[BEGIN Source data]
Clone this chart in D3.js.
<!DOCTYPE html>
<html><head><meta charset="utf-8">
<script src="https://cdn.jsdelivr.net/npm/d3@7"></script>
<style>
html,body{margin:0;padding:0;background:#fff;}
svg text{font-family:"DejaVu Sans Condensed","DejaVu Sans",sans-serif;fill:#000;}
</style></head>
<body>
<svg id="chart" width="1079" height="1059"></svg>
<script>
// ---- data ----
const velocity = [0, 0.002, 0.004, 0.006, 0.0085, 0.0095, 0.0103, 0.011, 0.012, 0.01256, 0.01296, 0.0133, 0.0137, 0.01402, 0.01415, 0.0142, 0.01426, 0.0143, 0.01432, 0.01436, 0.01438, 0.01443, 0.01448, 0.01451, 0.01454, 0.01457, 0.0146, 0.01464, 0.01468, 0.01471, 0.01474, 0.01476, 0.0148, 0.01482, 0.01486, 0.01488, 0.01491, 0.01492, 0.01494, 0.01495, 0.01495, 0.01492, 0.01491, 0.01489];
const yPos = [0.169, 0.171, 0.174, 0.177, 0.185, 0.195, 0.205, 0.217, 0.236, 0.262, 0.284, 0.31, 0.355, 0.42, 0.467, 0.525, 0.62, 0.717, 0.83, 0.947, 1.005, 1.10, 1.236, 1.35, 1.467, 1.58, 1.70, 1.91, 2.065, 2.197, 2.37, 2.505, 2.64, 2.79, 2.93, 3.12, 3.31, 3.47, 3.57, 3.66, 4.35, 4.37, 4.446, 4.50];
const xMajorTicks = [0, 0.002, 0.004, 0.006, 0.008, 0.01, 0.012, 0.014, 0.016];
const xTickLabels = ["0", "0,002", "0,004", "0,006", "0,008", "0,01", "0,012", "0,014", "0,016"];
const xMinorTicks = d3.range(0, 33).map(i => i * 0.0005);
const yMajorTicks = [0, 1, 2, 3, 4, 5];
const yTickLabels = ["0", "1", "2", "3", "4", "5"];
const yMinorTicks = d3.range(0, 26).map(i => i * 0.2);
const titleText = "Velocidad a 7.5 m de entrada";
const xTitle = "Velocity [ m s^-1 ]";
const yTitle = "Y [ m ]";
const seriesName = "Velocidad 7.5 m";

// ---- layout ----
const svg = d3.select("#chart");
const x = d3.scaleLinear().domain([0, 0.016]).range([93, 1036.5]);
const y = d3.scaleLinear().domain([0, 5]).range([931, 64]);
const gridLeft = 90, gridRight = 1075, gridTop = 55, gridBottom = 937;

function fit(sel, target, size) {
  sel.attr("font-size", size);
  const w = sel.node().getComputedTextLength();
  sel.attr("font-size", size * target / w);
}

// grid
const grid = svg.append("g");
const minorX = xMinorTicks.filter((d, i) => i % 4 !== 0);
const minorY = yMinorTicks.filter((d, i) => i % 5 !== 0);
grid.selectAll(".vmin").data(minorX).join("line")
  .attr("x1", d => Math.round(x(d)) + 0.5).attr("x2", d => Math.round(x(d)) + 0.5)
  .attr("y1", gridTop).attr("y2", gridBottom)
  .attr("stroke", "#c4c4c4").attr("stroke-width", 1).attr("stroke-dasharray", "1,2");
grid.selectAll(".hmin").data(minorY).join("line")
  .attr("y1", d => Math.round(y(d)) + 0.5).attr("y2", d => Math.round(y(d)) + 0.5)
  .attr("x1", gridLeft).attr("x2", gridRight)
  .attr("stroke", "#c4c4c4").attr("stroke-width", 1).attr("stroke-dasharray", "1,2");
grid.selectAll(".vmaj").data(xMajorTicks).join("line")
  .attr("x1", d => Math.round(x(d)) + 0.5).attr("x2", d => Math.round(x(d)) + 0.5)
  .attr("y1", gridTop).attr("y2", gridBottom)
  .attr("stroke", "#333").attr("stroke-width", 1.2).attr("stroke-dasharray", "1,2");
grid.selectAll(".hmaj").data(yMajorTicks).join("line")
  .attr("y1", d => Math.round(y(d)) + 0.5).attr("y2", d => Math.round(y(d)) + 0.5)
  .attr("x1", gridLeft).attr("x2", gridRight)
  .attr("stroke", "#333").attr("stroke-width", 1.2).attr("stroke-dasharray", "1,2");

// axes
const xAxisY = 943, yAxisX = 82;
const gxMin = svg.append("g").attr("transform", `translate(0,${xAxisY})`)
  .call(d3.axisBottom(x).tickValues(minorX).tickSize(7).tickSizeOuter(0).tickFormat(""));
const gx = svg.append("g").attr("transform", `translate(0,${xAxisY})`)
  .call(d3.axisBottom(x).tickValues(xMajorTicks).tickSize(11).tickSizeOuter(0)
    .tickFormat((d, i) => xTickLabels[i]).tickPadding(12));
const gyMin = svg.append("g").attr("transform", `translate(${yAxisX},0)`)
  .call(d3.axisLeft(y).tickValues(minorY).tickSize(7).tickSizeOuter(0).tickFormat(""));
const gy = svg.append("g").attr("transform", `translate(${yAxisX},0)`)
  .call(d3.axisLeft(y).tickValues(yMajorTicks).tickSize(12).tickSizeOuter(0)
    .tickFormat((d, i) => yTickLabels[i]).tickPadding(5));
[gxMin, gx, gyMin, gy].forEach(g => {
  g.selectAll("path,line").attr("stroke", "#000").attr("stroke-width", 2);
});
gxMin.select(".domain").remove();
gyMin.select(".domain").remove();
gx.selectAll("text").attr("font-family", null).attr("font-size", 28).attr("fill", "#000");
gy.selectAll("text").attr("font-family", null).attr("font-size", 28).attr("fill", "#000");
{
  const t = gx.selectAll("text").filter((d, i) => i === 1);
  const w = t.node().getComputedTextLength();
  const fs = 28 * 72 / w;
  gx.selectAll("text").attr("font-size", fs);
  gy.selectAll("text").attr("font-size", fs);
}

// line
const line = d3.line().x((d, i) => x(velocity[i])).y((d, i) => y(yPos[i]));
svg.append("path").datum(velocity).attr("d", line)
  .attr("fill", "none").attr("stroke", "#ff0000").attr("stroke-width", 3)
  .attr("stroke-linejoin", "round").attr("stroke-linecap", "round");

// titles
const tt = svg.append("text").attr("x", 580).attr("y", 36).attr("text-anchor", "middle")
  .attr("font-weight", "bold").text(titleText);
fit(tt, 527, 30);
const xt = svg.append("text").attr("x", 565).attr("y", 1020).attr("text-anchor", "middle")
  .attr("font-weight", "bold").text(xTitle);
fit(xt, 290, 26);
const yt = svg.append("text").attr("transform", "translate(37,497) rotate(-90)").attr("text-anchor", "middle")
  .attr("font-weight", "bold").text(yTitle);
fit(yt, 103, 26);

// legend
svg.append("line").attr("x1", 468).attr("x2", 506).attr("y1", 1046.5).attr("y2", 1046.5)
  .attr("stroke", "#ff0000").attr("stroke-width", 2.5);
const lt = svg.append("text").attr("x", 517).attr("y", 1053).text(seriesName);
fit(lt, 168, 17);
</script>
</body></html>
[END Source data]
» Task goal
Go through the material above line by line and copy it exactly.

» Problem solution
Clone this chart in D3.js.
<!DOCTYPE html>
<html><head><meta charset="utf-8">
<script src="https://cdn.jsdelivr.net/npm/d3@7"></script>
<style>
html,body{margin:0;padding:0;background:#fff;}
svg text{font-family:"DejaVu Sans Condensed","DejaVu Sans",sans-serif;fill:#000;}
</style></head>
<body>
<svg id="chart" width="1079" height="1059"></svg>
<script>
// ---- data ----
const velocity = [0, 0.002, 0.004, 0.006, 0.0085, 0.0095, 0.0103, 0.011, 0.012, 0.01256, 0.01296, 0.0133, 0.0137, 0.01402, 0.01415, 0.0142, 0.01426, 0.0143, 0.01432, 0.01436, 0.01438, 0.01443, 0.01448, 0.01451, 0.01454, 0.01457, 0.0146, 0.01464, 0.01468, 0.01471, 0.01474, 0.01476, 0.0148, 0.01482, 0.01486, 0.01488, 0.01491, 0.01492, 0.01494, 0.01495, 0.01495, 0.01492, 0.01491, 0.01489];
const yPos = [0.169, 0.171, 0.174, 0.177, 0.185, 0.195, 0.205, 0.217, 0.236, 0.262, 0.284, 0.31, 0.355, 0.42, 0.467, 0.525, 0.62, 0.717, 0.83, 0.947, 1.005, 1.10, 1.236, 1.35, 1.467, 1.58, 1.70, 1.91, 2.065, 2.197, 2.37, 2.505, 2.64, 2.79, 2.93, 3.12, 3.31, 3.47, 3.57, 3.66, 4.35, 4.37, 4.446, 4.50];
const xMajorTicks = [0, 0.002, 0.004, 0.006, 0.008, 0.01, 0.012, 0.014, 0.016];
const xTickLabels = ["0", "0,002", "0,004", "0,006", "0,008", "0,01", "0,012", "0,014", "0,016"];
const xMinorTicks = d3.range(0, 33).map(i => i * 0.0005);
const yMajorTicks = [0, 1, 2, 3, 4, 5];
const yTickLabels = ["0", "1", "2", "3", "4", "5"];
const yMinorTicks = d3.range(0, 26).map(i => i * 0.2);
const titleText = "Velocidad a 7.5 m de entrada";
const xTitle = "Velocity [ m s^-1 ]";
const yTitle = "Y [ m ]";
const seriesName = "Velocidad 7.5 m";

// ---- layout ----
const svg = d3.select("#chart");
const x = d3.scaleLinear().domain([0, 0.016]).range([93, 1036.5]);
const y = d3.scaleLinear().domain([0, 5]).range([931, 64]);
const gridLeft = 90, gridRight = 1075, gridTop = 55, gridBottom = 937;

function fit(sel, target, size) {
  sel.attr("font-size", size);
  const w = sel.node().getComputedTextLength();
  sel.attr("font-size", size * target / w);
}

// grid
const grid = svg.append("g");
const minorX = xMinorTicks.filter((d, i) => i % 4 !== 0);
const minorY = yMinorTicks.filter((d, i) => i % 5 !== 0);
grid.selectAll(".vmin").data(minorX).join("line")
  .attr("x1", d => Math.round(x(d)) + 0.5).attr("x2", d => Math.round(x(d)) + 0.5)
  .attr("y1", gridTop).attr("y2", gridBottom)
  .attr("stroke", "#c4c4c4").attr("stroke-width", 1).attr("stroke-dasharray", "1,2");
grid.selectAll(".hmin").data(minorY).join("line")
  .attr("y1", d => Math.round(y(d)) + 0.5).attr("y2", d => Math.round(y(d)) + 0.5)
  .attr("x1", gridLeft).attr("x2", gridRight)
  .attr("stroke", "#c4c4c4").attr("stroke-width", 1).attr("stroke-dasharray", "1,2");
grid.selectAll(".vmaj").data(xMajorTicks).join("line")
  .attr("x1", d => Math.round(x(d)) + 0.5).attr("x2", d => Math.round(x(d)) + 0.5)
  .attr("y1", gridTop).attr("y2", gridBottom)
  .attr("stroke", "#333").attr("stroke-width", 1.2).attr("stroke-dasharray", "1,2");
grid.selectAll(".hmaj").data(yMajorTicks).join("line")
  .attr("y1", d => Math.round(y(d)) + 0.5).attr("y2", d => Math.round(y(d)) + 0.5)
  .attr("x1", gridLeft).attr("x2", gridRight)
  .attr("stroke", "#333").attr("stroke-width", 1.2).attr("stroke-dasharray", "1,2");

// axes
const xAxisY = 943, yAxisX = 82;
const gxMin = svg.append("g").attr("transform", `translate(0,${xAxisY})`)
  .call(d3.axisBottom(x).tickValues(minorX).tickSize(7).tickSizeOuter(0).tickFormat(""));
const gx = svg.append("g").attr("transform", `translate(0,${xAxisY})`)
  .call(d3.axisBottom(x).tickValues(xMajorTicks).tickSize(11).tickSizeOuter(0)
    .tickFormat((d, i) => xTickLabels[i]).tickPadding(12));
const gyMin = svg.append("g").attr("transform", `translate(${yAxisX},0)`)
  .call(d3.axisLeft(y).tickValues(minorY).tickSize(7).tickSizeOuter(0).tickFormat(""));
const gy = svg.append("g").attr("transform", `translate(${yAxisX},0)`)
  .call(d3.axisLeft(y).tickValues(yMajorTicks).tickSize(12).tickSizeOuter(0)
    .tickFormat((d, i) => yTickLabels[i]).tickPadding(5));
[gxMin, gx, gyMin, gy].forEach(g => {
  g.selectAll("path,line").attr("stroke", "#000").attr("stroke-width", 2);
});
gxMin.select(".domain").remove();
gyMin.select(".domain").remove();
gx.selectAll("text").attr("font-family", null).attr("font-size", 28).attr("fill", "#000");
gy.selectAll("text").attr("font-family", null).attr("font-size", 28).attr("fill", "#000");
{
  const t = gx.selectAll("text").filter((d, i) => i === 1);
  const w = t.node().getComputedTextLength();
  const fs = 28 * 72 / w;
  gx.selectAll("text").attr("font-size", fs);
  gy.selectAll("text").attr("font-size", fs);
}

// line
const line = d3.line().x((d, i) => x(velocity[i])).y((d, i) => y(yPos[i]));
svg.append("path").datum(velocity).attr("d", line)
  .attr("fill", "none").attr("stroke", "#ff0000").attr("stroke-width", 3)
  .attr("stroke-linejoin", "round").attr("stroke-linecap", "round");

// titles
const tt = svg.append("text").attr("x", 580).attr("y", 36).attr("text-anchor", "middle")
  .attr("font-weight", "bold").text(titleText);
fit(tt, 527, 30);
const xt = svg.append("text").attr("x", 565).attr("y", 1020).attr("text-anchor", "middle")
  .attr("font-weight", "bold").text(xTitle);
fit(xt, 290, 26);
const yt = svg.append("text").attr("transform", "translate(37,497) rotate(-90)").attr("text-anchor", "middle")
  .attr("font-weight", "bold").text(yTitle);
fit(yt, 103, 26);

// legend
svg.append("line").attr("x1", 468).attr("x2", 506).attr("y1", 1046.5).attr("y2", 1046.5)
  .attr("stroke", "#ff0000").attr("stroke-width", 2.5);
const lt = svg.append("text").attr("x", 517).attr("y", 1053).text(seriesName);
fit(lt, 168, 17);
</script>
</body></html>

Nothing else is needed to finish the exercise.